03/10/05
A CALL has been made by the British Pig Executive (BPEX) for adequate funding so local authorities can deliver better quality school meals.
The call comes in the wake of an announcement at the Labour Party conference, that poor quality processed foods including cheap sausages and burgers, would be banned from schools meals by September 2006.
Education secretary Ruth Kelly also said there would be no more vending machines selling crisps, chocolates and sugary fizzy drinks, in schools from September 2006.
New nutritional guidelines are expected soon which will stipulate how much protein, iron and zinc should be contained in school meals which bodes well for the pork industry.
BPEX Chairman Stewart Houston said: "We are wholeheartedly behind the move to improve the nutritional content of school meals and this announcement presents a great opportunity for the British pig industry.
"Cheap sausages can often be made with cheap imported pig meat, much of which is not produced to UK standards. The great British sausage is much-loved by children and there are now plenty of reduced fat, reduced salt products available.
"These use better quality ingredients and inevitably this means higher cost. If the Government is serious, it must make sure education authorities have the resources to achieve improvements in food quality.
"It is important to get the positive nutritional role of sausages and other processed meat products in context*. Sausages contribute relatively low percentages of saturated fat and salt to the average daily intake of 4-18 year olds, whilst accounting for a significant proportion of the important daily haem iron intake of boys and girls.
"Sausages are a popular food with children with more than half of all girls and nearly two thirds of all boys eating sausages on a weekly basis. Improving the nutritional quality of sausages in schools will increase the contribution they make to a healthy balanced diet.

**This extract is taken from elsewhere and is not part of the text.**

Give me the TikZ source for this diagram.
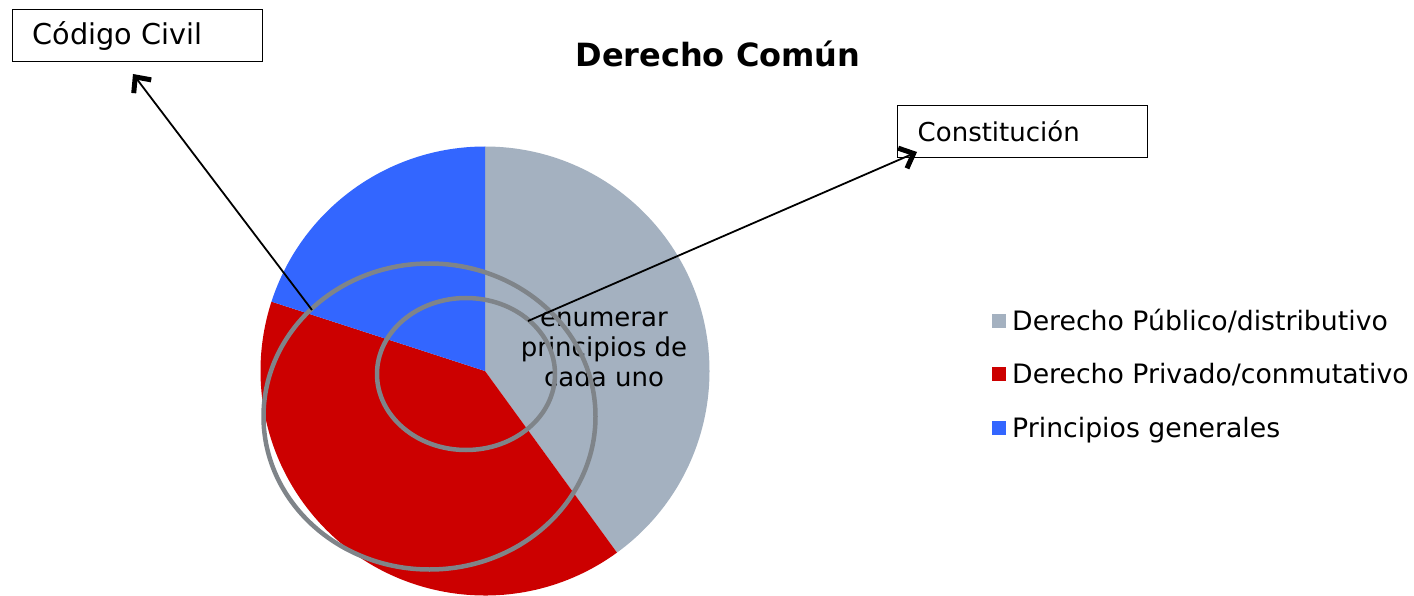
\documentclass[tikz,border=0pt]{standalone}
\usepackage{fontspec}
\setmainfont{DejaVu Sans}
\usetikzlibrary{arrows.meta}
\definecolor{pubgray}{RGB}{164,177,192}
\definecolor{privred}{RGB}{204,0,0}
\definecolor{prinblue}{RGB}{51,102,255}
\definecolor{ringgray}{RGB}{127,132,137}
\tikzset{
  labelbox/.style={draw=black, line width=1.4pt, rectangle, minimum width=250pt, minimum height=52pt,
    text width=210pt, inner xsep=20pt, align=left, anchor=north west, font=\fontsize{26}{31}\selectfont},
  ring/.style={draw=ringgray, line width=4.5pt},
  pointer/.style={draw=black, line width=1.8pt, -{Straight Barb[length=12pt,width=22pt,line width=5pt]}},
  legtext/.style={anchor=base west, inner sep=0pt, font=\fontsize{26.7}{31}\selectfont},
  legsq/.style={minimum size=14pt, inner sep=0pt}
}
\begin{document}
\begin{tikzpicture}[x=1pt,y=-1pt]
\useasboundingbox[fill=white] (0,0) rectangle (1414,596);
% pie
\coordinate (c) at (485,371);
\def\R{224.5}
\fill[pubgray] (c) -- ++(-90:\R) arc[start angle=-90, end angle=54, radius=\R] -- cycle;
\fill[privred] (c) -- ++(54:\R) arc[start angle=54, end angle=198, radius=\R] -- cycle;
\fill[prinblue] (c) -- ++(198:\R) arc[start angle=198, end angle=270, radius=\R] -- cycle;
% inner text
\node[align=center, font=\fontsize{26}{30}\selectfont, inner sep=0pt] (enum) at (604,349) {enumerar\\principios de\\cada uno};
% rings
\draw[ring] (466,374) ellipse[x radius=89, y radius=76];
\draw[ring] (429.5,416.5) ellipse[x radius=166, y radius=153];
% title
\node[anchor=base, font=\bfseries\fontsize{32}{38}\selectfont, inner sep=0pt] (title) at (718,67) {Derecho Común};
% boxes
\node[labelbox, font=\fontsize{28.7}{34}\selectfont] (cc) at (12,9) {Código Civil};
\node[labelbox] (const) at (897,105) {Constitución};
% arrows
\coordinate (ccstart) at (312,310);
\coordinate (cctip) at (133,74);
\coordinate (cnstart) at (528,321);
\coordinate (cntip) at (917,152);
\draw[pointer] (ccstart) -- (cctip);
\draw[pointer] (cnstart) -- (cntip);
% legend
\node[legsq, fill=pubgray] (sq1) at (999,321) {};
\node[legsq, fill=privred] (sq2) at (999,374) {};
\node[legsq, fill=prinblue] (sq3) at (999,428) {};
\node[legtext] (l1) at (1012,330) {Derecho Público/distributivo};
\node[legtext] (l2) at (1012,383) {Derecho Privado/conmutativo};
\node[legtext] (l3) at (1012,437) {Principios generales};
\end{tikzpicture}
\end{document}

"Also, it is a great opportunity to get Quality Standard Mark British pork onto all school menus. It is not only a guarantee of quality but also highlights British welfare standards which go beyond those in most of the rest of the EU."
Major steps have already been taken by the industry to produce better quality reduced fat and salt sausages. This is underlined by the growing popularity of this category in the BPEX Catering Sausage of the Year competition.
All the recipes ideas now produced for the foodservice sector by the BPEX development team contain no added salt.
* The sausage market is worth about £500 million a year and the premium end of the market is showing good growth - up five per cent in August, year on year. At the same time, sales of economy sausages are down 12 per cent over the same period.
Bacon, ham, pork , pork dishes and sausages contribute 20% of the daily haem iron intake for boys and 18% for girls aged 4 to 18. Sausages provide 9% of haem iron to average intake for boys and 7% for girls. (Source NDNS, 2000).
Sausages are very popular - 71% of younger boys and 65% of younger girls (aged 4 to 6) consume sausages on a weekly basis. 64% of all boys and 55% of all girls (aged 4 to 18) consume sausages on a weekly basis. (Source NDNS, 2000).
Collectively, burgers, sausages, meat pies and pasties contribute 10% for boys and 8% for girls to the daily saturated fat intake of 4 to 18 year olds. (Data not available for sausages as a stand alone category - (source NDNS, 2000)).